James-LG / Skyscraper

Rust library for scraping HTML using XPath expressions
MIT License
30 stars 3 forks source link

xpath: xpath parser causes stack overflow #25

Closed ArtemGolovko closed 5 months ago

ArtemGolovko commented 5 months ago

I encountered stack overflow when parsing //head//script[not(@src) and not(contains(., "gtag"))];

I suspect that the parser might get in infinite loop. Or any long xpath expression can cause stack overflow.

James-LG commented 5 months ago

I'm not able to reproduce this. I have a test passing that looks like this

#[test]
fn parse_should_handle_multiple_nots_in_predicate() {
    // arrange
    let xpath_text = r###"//head//script[not(@src) and not(contains(., "gtag"))]"###;

    // act
    let xpath = crate::xpath::parse(xpath_text).unwrap();

    // assert
    assert_eq!(xpath.to_string(), xpath_text);
}

What function were you calling exactly to cause the stack overflow? Is the overflow when you are applying the expression maybe?

ArtemGolovko commented 5 months ago

I'm sorry I did not include bug reproduction.

Here it goes.

use skyscraper::{html, xpath::{self, XpathItemTree}};

fn main() {
    let document = html::parse(include_str!("../annupay.htm")).unwrap();
    let xpath_item_tree = XpathItemTree::from(&document);
    let xpath = xpath::parse(r###"//head//script[not(@src) and not(contains(., "gtag"))]"###).unwrap();
}

You can comment out the last line of main and see overflow go away.

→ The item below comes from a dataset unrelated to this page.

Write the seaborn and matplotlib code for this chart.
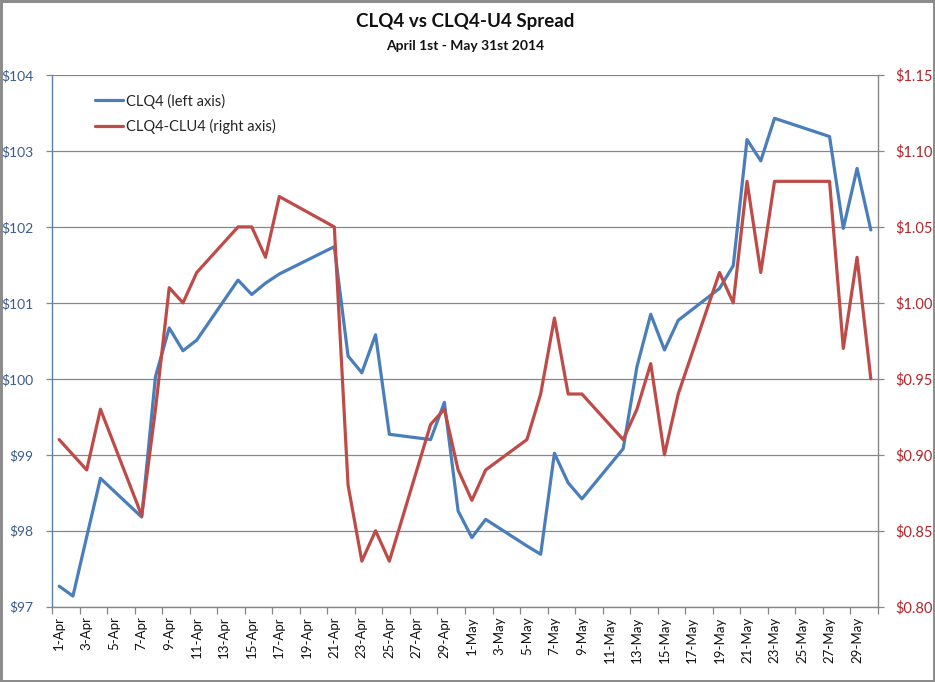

I think instead of my html file (annupay.html), any other html file, of similar size, can be used. In my case my html file is 12 kb. If it is not the case, I will make sure to investigate my html file.

James-LG commented 5 months ago

Strange, I created a new rust project and used your exact code with some random html file and it works fine for me.

Does it fail for you with just the third line?

fn main() {
    let xpath =
        xpath::parse(r###"//head//script[not(@src) and not(contains(., "gtag"))]"###).unwrap();
}
ArtemGolovko commented 5 months ago

You're right, it's the last line of main, that causes the issue. The bug appears in debug build, but not in release build.

James-LG commented 5 months ago

Interesting, I think that means your right on the stack size limit and the release mode is optimizing it enough to fit in your stack. What kind of machine are you running the code on, is it a normal PC or some smaller device?

Try running the code in a thread with a higher stack size like in this stack overflow response https://stackoverflow.com/a/44042122

ArtemGolovko commented 5 months ago

Thank you, will try increasing the stack size.

And here is my stats.

Stat Value
CPU Intel Core i5-6200U
RAM 12 GB
OS Windows 10
rustc version 1.74.0

I don't think that my hardware is the problem. It might be a rustc bug.

ArtemGolovko commented 5 months ago

I check the stack size required is 1 mb 65 kb. For some reason in debug mode it fails to correctly allocate stack.

James-LG commented 5 months ago

I am able to reproduce this on Windows. I'll see what I can do.

James-LG commented 5 months ago

I think I have fixed this in #27

Try using version 0.6.1-beta.0 and let me know.

ArtemGolovko commented 5 months ago

Thank you. I test your fix and it works fine.